Entre las múltiples capas que pueden desgranarse del segundo largometraje (tras el sorprendente Pic-Nic, en 2007) de Eloy Enciso,  nacido en Lugo, está una no menor: la película como vía para la recuperación de un idioma y, más en concreto, de un acento, de una sonoridad particular. Las palabras, no solo en su sentido textual, como vehículos de contenido, sino también, o sobre todo, como entes materiales, piezas sonoras y casi físicas, con sus texturas y sus rugosidades; la palabra como materia y signo, y no solo como significado. La palabra específica, el ritmo, la cadencia, el eco de un idioma, como protagonista y actor. Un proyecto que podría parecer lateral, y que, sin embargo, está en el corazón de esta película: ¿qué otro sentido puede tener si no filmar a los habitantes de una zona semiolvidada, entre Galicia y Portugal, recitando, sin pretensión alguna de naturalismo, las palabras de O bosque, obra teatral escrita por el también gallego Jenaro Marinhas del Valle en 1977? El proyecto de Enciso no pasa por reconstruir la ficción teatral a través de su puesta en escena con actores no profesionales, sino por llegar a ellos a través de un proceso bien alejado del retrato observacional: la puesta en escena no busca, en este caso, la construcción de una narrativa, sino el protagonismo de las voces despojadas de casi cualquier contenido. El proceso que llevó a Enciso, y a su guionista, José Manuel Sande, hasta el estado actual de la película es largo, y arrancó en el trabajo con los habitantes de la zona con la citada obra de teatro, obra que de corazón del film pasó a ser una simple estrategia, un escalón desde el que lanzarse a una película más despojada, que combina el registro más físico de los trabajos manuales con ese proceso de restitución de la palabra como elemento cinematográfico. Dos partes que son dos caras de una misma realidad, la de una vida enraizada con una naturaleza omnipresente y turbadora.
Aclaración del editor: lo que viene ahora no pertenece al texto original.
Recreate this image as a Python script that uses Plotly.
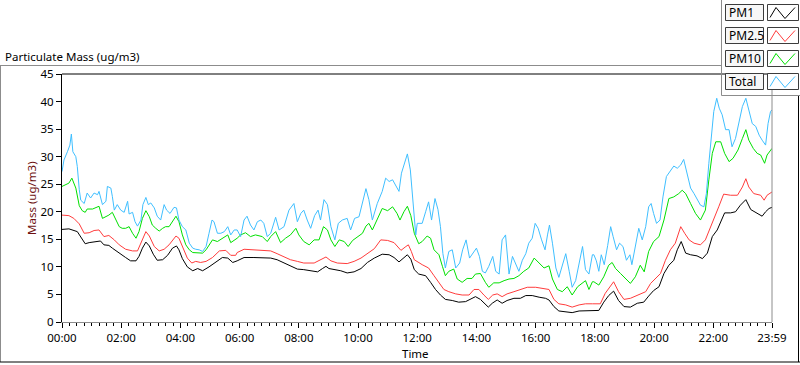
import plotly.graph_objects as go

# ---------------- data (minutes after midnight, ug/m3) ----------------
pm1_t = [0,14,31,38,47,55,68,78,85,95,102,116,129,139,150,156,163,170,177,185,193,204,214,224,232,237,244,254,265,275,285,298,312,325,336,346,
         355,369,389,409,423,436,450,463,477,490,504,518,528,535,541,551,565,578,592,606,619,633,649,663,673,683,692,700,707,714,
         723,727,737,747,757,767,777,791,804,818,828,838,848,858,864,872,882,892,902,916,929,940,953,967,980,987,997,1007,1021,1034,1048,1061,1075,
         1078,1088,1098,1108,1118,1128,1139,1152,1166,1179,1189,1199,1210,1220,1230,1240,1247,1255,1264,1274,1287,1298,1308,1318,1328,1335,1343,1355,1365,1375,1386,1396,1409,1419,1426,1433,1439]
pm1_v = [16.8,16.9,16.4,15.5,14.2,14.4,14.5,14.7,14.0,13.9,13.4,12.6,11.7,11.1,11.1,11.9,13.4,14.5,13.8,12.3,11.2,11.3,12.1,13.4,13.8,13.1,11.5,10.0,9.3,9.7,9.3,10.0,10.8,11.7,11.6,10.8,
         11.1,11.7,11.7,11.7,11.6,11.3,10.7,10.1,9.6,9.5,9.3,9.1,9.7,10.1,9.7,9.5,9.3,8.9,9.1,9.7,10.8,11.6,12.3,12.2,11.7,10.9,11.6,12.2,11.4,9.5,
         8.7,8.6,8.4,7.2,5.9,4.9,4.1,3.9,3.6,3.7,4.1,4.6,4.1,3.3,2.7,3.4,4.0,3.4,3.9,4.3,4.3,4.8,4.8,4.5,4.3,4.0,2.8,2.0,1.9,1.7,2.0,2.0,2.0,
         2.1,2.1,3.6,4.8,5.6,3.9,2.8,2.7,3.4,3.6,4.7,5.7,6.4,8.8,10.3,11.2,13.1,14.6,12.5,12.2,12.0,11.5,12.5,15.5,16.7,18.2,19.8,19.8,20.0,21.2,22.2,20.4,19.8,19.2,20.0,20.6,20.8]

pm25_t = [0,14,24,35,45,55,65,75,85,95,106,116,129,143,153,163,170,177,187,197,207,217,231,237,246,254,263,271,281,292,305,319,332,342,352,
          355,369,396,423,436,450,463,477,490,511,524,535,545,558,578,592,606,619,633,646,660,673,687,697,702,708,714,
          730,743,754,764,774,784,798,811,825,835,845,855,864,873,882,892,902,916,929,943,960,977,987,997,1007,1021,1034,1048,1061,1075,
          1078,1091,1101,1112,1118,1128,1139,1152,1166,1183,1193,1203,1213,1223,1233,1243,1254,1262,1271,1281,1294,1304,1311,1321,1331,1341,1355,1369,1379,1386,1392,1402,1416,1423,1429,1439]
pm25_v = [19.4,19.3,18.8,17.8,16.1,16.2,16.6,16.7,15.5,15.7,14.9,14.0,13.2,12.9,12.9,14.9,16.4,15.6,13.7,12.9,13.2,14.0,15.6,15.2,13.4,11.6,10.7,11.0,10.8,11.0,11.7,12.9,13.0,12.1,12.1,
          12.6,13.2,13.0,12.9,12.4,11.8,11.3,11.0,10.7,10.7,11.3,11.8,11.1,10.7,10.6,11.0,11.6,12.4,13.3,14.9,14.8,14.4,13.0,13.7,14.0,12.8,11.3,
          10.4,9.8,8.4,7.2,5.9,5.5,5.1,4.9,4.9,5.9,5.9,4.9,4.1,4.9,5.1,4.6,5.1,5.5,5.9,6.3,6.3,6.0,5.9,4.1,3.3,3.1,2.7,3.1,3.3,3.3,
          3.3,3.3,5.2,6.7,7.3,5.5,4.1,4.3,4.9,5.5,7.0,7.9,8.8,11.2,13.1,14.3,17.3,16.1,14.9,14.3,14.0,14.9,16.4,18.8,20.9,23.2,23.0,23.0,24.5,26.0,24.5,23.3,23.0,22.1,23.0,23.6]

pm10_t = [0,7,14,20,24,28,35,41,47,51,62,68,75,82,89,95,102,109,116,122,129,136,143,150,156,163,170,177,183,190,197,204,210,217,224,231,237,244,251,258,265,275,285,292,298,305,315,325,336,342,352,
          355,362,372,382,392,406,416,423,433,443,453,463,474,480,490,501,511,521,530,538,545,553,562,572,580,589,599,609,616,622,629,639,649,660,670,679,685,693,700,707,714,
          723,730,740,747,754,764,771,777,784,794,801,811,821,831,838,848,858,865,875,886,896,906,916,926,936,946,957,967,977,987,994,1004,1014,1024,1034,1045,1055,1061,1068,1075,
          1078,1088,1098,1108,1115,1122,1132,1142,1152,1162,1172,1180,1189,1199,1210,1220,1230,1240,1250,1257,1264,1274,1284,1294,1304,1311,1318,1325,1335,1343,1352,1360,1370,1379,1386,1392,1401,1409,1416,1424,1429,1439]
pm10_v = [24.6,24.9,25.2,26.1,25.2,24.3,21.1,20.2,19.9,20.5,20.5,20.7,21.0,18.8,19.1,19.4,19.9,18.6,17.3,17.0,17.0,17.3,16.1,15.2,16.4,18.8,20.2,19.1,17.6,17.0,16.5,17.0,17.3,17.3,18.2,19.2,18.2,15.8,14.0,13.1,12.6,12.6,12.5,13.1,14.0,14.9,14.6,15.2,15.8,14.4,14.9,
          15.2,15.8,16.2,15.5,15.8,15.5,14.6,15.5,16.4,14.4,15.2,15.8,17.0,15.8,14.6,14.0,14.9,14.9,17.3,16.7,14.9,13.7,14.9,14.6,13.7,14.8,15.5,16.1,17.4,17.9,16.7,18.5,20.6,20.2,20.9,19.7,18.5,20.0,21.0,19.3,16.1,
          14.2,14.6,15.6,15.2,13.1,12.2,10.1,8.4,9.2,9.6,7.8,7.2,7.9,7.9,8.7,8.8,7.2,6.3,7.1,7.1,7.5,7.8,7.9,8.4,9.2,9.8,11.6,10.7,9.8,10.2,7.8,5.9,5.5,6.4,4.9,6.4,7.2,7.5,5.9,7.3,
          7.3,6.7,8.2,10.3,10.8,9.7,8.8,7.9,7.0,8.2,10.3,9.1,12.8,14.6,15.5,18.5,22.4,22.7,23.3,23.9,23.3,21.5,19.7,18.5,20.3,25.8,30.6,32.7,32.7,30.6,29.1,29.7,31.2,33.3,34.9,33.0,31.5,30.6,30.3,28.8,30.3,31.5]

total_t = [0,4,11,16,19,22,28,31,35,38,45,51,58,65,72,75,82,89,92,99,102,106,112,119,126,133,136,143,148,153,160,164,170,175,180,187,193,200,207,212,219,227,232,237,244,251,258,265,271,278,285,292,298,304,308,315,322,329,336,342,349,
           355,362,369,375,382,389,396,403,409,416,423,433,440,450,460,470,477,484,490,497,504,512,519,524,531,538,545,553,560,568,578,585,593,602,609,616,622,629,639,649,656,663,670,677,683,688,693,700,706,710,714,717,
           720,730,737,743,749,756,762,767,772,777,784,791,798,806,812,819,826,833,840,846,852,858,865,873,879,886,892,899,906,913,919,926,933,940,946,953,959,965,972,979,984,988,994,1001,1007,1014,1021,1028,1034,1041,1048,1055,1061,1068,1075,
           1078,1083,1088,1093,1099,1106,1112,1117,1124,1130,1137,1144,1151,1155,1162,1169,1176,1183,1189,1194,1199,1205,1212,1218,1225,1233,1240,1247,1254,1260,1267,1274,1281,1287,1294,1301,1306,1311,1316,1321,1327,1332,1338,1345,1352,1358,1365,1372,1379,1386,1392,1399,1406,1413,1419,1426,1431,1436,1439]
total_v = [27.3,29.4,30.9,32.1,34.1,30.9,30.0,28.2,24.0,22.1,21.5,23.4,22.5,23.4,23.1,23.7,21.3,21.9,24.6,24.3,22.8,20.3,21.3,20.3,19.9,21.9,19.6,19.9,18.2,17.4,18.5,21.3,22.6,21.3,21.6,20.7,19.2,18.5,21.3,20.3,19.7,20.8,20.7,18.5,17.3,16.7,14.3,13.4,13.2,13.1,12.8,13.7,16.1,18.5,18.2,16.1,16.1,16.4,17.3,15.8,16.7,
           16.7,15.5,18.5,19.2,17.6,16.7,18.2,18.5,17.9,15.5,16.1,19.0,16.7,17.3,20.3,21.5,18.2,19.7,20.3,18.5,17.0,19.3,20.3,18.5,22.2,21.3,17.3,14.9,17.9,18.5,18.8,16.7,18.8,19.1,21.5,24.2,22.2,18.5,21.5,23.7,26.1,25.5,25.8,24.6,23.7,27.0,28.5,30.5,27.6,23.4,19.1,15.8,
           17.9,17.9,20.0,21.8,18.5,22.4,20.4,17.3,12.4,9.8,12.8,13.1,9.8,10.7,13.1,14.9,11.6,12.4,13.4,11.9,9.2,8.9,10.1,11.9,9.2,8.7,14.9,15.8,8.7,11.9,10.7,9.2,11.2,12.4,14.3,15.2,17.9,17.0,14.9,13.1,15.8,17.6,14.3,9.8,8.1,10.1,12.4,9.2,6.3,7.5,10.7,13.7,9.5,8.7,12.2,
           12.2,11.1,9.2,12.2,10.4,13.9,17.3,15.5,13.1,14.3,13.7,11.2,12.2,10.4,13.7,17.0,14.9,17.3,20.9,21.5,19.7,17.9,18.5,22.7,26.4,27.3,28.3,27.9,28.5,29.5,26.7,24.3,23.3,22.4,21.2,20.9,23.3,28.8,33.6,38.2,40.6,38.8,37.6,34.9,34.9,31.8,33.3,36.0,39.1,40.6,38.2,36.0,35.5,33.9,33.0,32.1,36.0,38.2,38.5]

series_names = ["PM1", "PM2.5", "PM10", "Total"]
series_colors = ["#000000", "#ff3c3c", "#00e000", "#3fbfff"]
x_tick_vals = [0, 120, 240, 360, 480, 600, 720, 840, 960, 1080, 1200, 1320, 1439]
x_tick_text = ["00:00", "02:00", "04:00", "06:00", "08:00", "10:00", "12:00", "14:00",
               "16:00", "18:00", "20:00", "22:00", "23:59"]
y_tick_vals = [0, 5, 10, 15, 20, 25, 30, 35, 40, 45]

# ---------------- layout geometry (pixels) ----------------
W, H = 800, 365
L, R, T, B = 62, 772, 74, 322
FONT = "Segoe UI, Noto Sans, sans-serif"
FS = 11.5


def px(x):
    return (x - L) / (R - L)


def py(y):
    return (B - y) / (B - T)


fig = go.Figure()
data = [(pm1_t, pm1_v), (pm25_t, pm25_v), (pm10_t, pm10_v), (total_t, total_v)]
for (t, v), name, col in zip(data, series_names, series_colors):
    fig.add_trace(go.Scatter(x=t, y=v, mode="lines", name=name,
                             line=dict(color=col, width=1), showlegend=False,
                             hoverinfo="skip"))

shapes = []
annotations = []


def line(x0, y0, x1, y1, color, width=1):
    shapes.append(dict(type="line", xref="paper", yref="paper",
                       x0=px(x0), y0=py(y0), x1=px(x1), y1=py(y1),
                       line=dict(color=color, width=width)))


# plot frame extra edges
line(L, T, R, T, "#000000")          # top black
line(R, T, R, B, "#8c8c8c")          # right gray
# outer chart frame
line(0, 65.5, 721, 65.5, "#8c8c8c")
line(0.5, 65.5, 0.5, 362, "#8c8c8c")
line(0, 362, 800, 362, "#000000")
line(798.5, 95, 798.5, 362, "#000000")
# legend panel border
line(721.5, 0, 721.5, 95.5, "#8c8c8c")
line(721.5, 95.5, 800, 95.5, "#8c8c8c")

rows_y = [4.5, 27.5, 50.5, 73.5]
for name, col, y0 in zip(series_names, series_colors, rows_y):
    y1 = y0 + 16
    shapes.append(dict(type="rect", xref="paper", yref="paper",
                       x0=px(725.5), x1=px(763.5), y0=py(y0), y1=py(y1),
                       line=dict(color="#3c3c3c", width=1), fillcolor="#f7f7f7"))
    shapes.append(dict(type="rect", xref="paper", yref="paper",
                       x0=px(767.5), x1=px(798.5), y0=py(y0), y1=py(y1),
                       line=dict(color="#3c3c3c", width=1), fillcolor="#ffffff"))
    pts = [(770, y1 - 3), (776, y0 + 3), (785, y1 - 2), (795, y0 + 3)]
    path = "M " + " L ".join(f"{px(a)},{py(b)}" for a, b in pts)
    shapes.append(dict(type="path", xref="paper", yref="paper", path=path,
                       line=dict(color=col, width=1)))
    annotations.append(dict(text=name, xref="paper", yref="paper",
                            x=px(727), y=py((y0 + y1) / 2), xanchor="left",
                            yanchor="middle", showarrow=False,
                            font=dict(family=FONT, size=12, color="#000000")))

annotations.append(dict(text="Particulate Mass (ug/m3)", xref="paper", yref="paper",
                        x=px(3), y=py(56), xanchor="left", yanchor="middle",
                        showarrow=False, font=dict(family=FONT, size=FS, color="#000000")))
annotations.append(dict(text="Time", xref="paper", yref="paper",
                        x=px(415), y=py(353), xanchor="center", yanchor="middle",
                        showarrow=False, font=dict(family=FONT, size=FS, color="#000000")))
annotations.append(dict(text="Mass (ug/m3)", xref="paper", yref="paper",
                        x=px(31), y=py(198), xanchor="center", yanchor="middle",
                        textangle=-90, showarrow=False,
                        font=dict(family=FONT, size=FS, color="#6e1010")))

fig.update_layout(
    width=W, height=H, autosize=False,
    margin=dict(l=L, r=W - R, t=T, b=H - B, pad=0),
    paper_bgcolor="#ffffff", plot_bgcolor="#ffffff",
    font=dict(family=FONT, size=FS, color="#000000"),
    shapes=shapes, annotations=annotations,
    xaxis=dict(range=[0, 1439], tickmode="array", tickvals=x_tick_vals,
               ticktext=x_tick_text, showgrid=False, zeroline=False,
               showline=True, linecolor="#8c8c8c", linewidth=1,
               ticks="outside", ticklen=5, tickcolor="#000000",
               tickfont=dict(family=FONT, size=FS, color="#000000"),
               minor=dict(dtick=15, tick0=0, ticks="outside", ticklen=3,
                          tickcolor="#000000", showgrid=False)),
    yaxis=dict(range=[0, 45], tickmode="array", tickvals=y_tick_vals,
               showgrid=False, zeroline=False, showline=True,
               linecolor="#000000", linewidth=1, ticks="outside", ticklen=5,
               tickcolor="#000000",
               tickfont=dict(family=FONT, size=FS, color="#000000")),
)

fig.write_html("out.html", config={"displayModeBar": False, "staticPlot": True},
               post_script="document.body.style.margin='0px';document.body.style.padding='0px';")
Esa puesta en escena, esa superposición de la ficción sobre la realidad, no es sino una constatación de la propia película de su incapacidad, bendita incapacidad, que es al mismo tiempo la de todo el aparato cinematográfico, para construir un retrato veraz de la vida usando las herramientas documentales en su sentido más convencional. La antropología como proyecto fracasado y, a la vez, como punto de partida para un trabajo más experimental, que emplea la ficción como camino de ida y vuelta, y no como meta.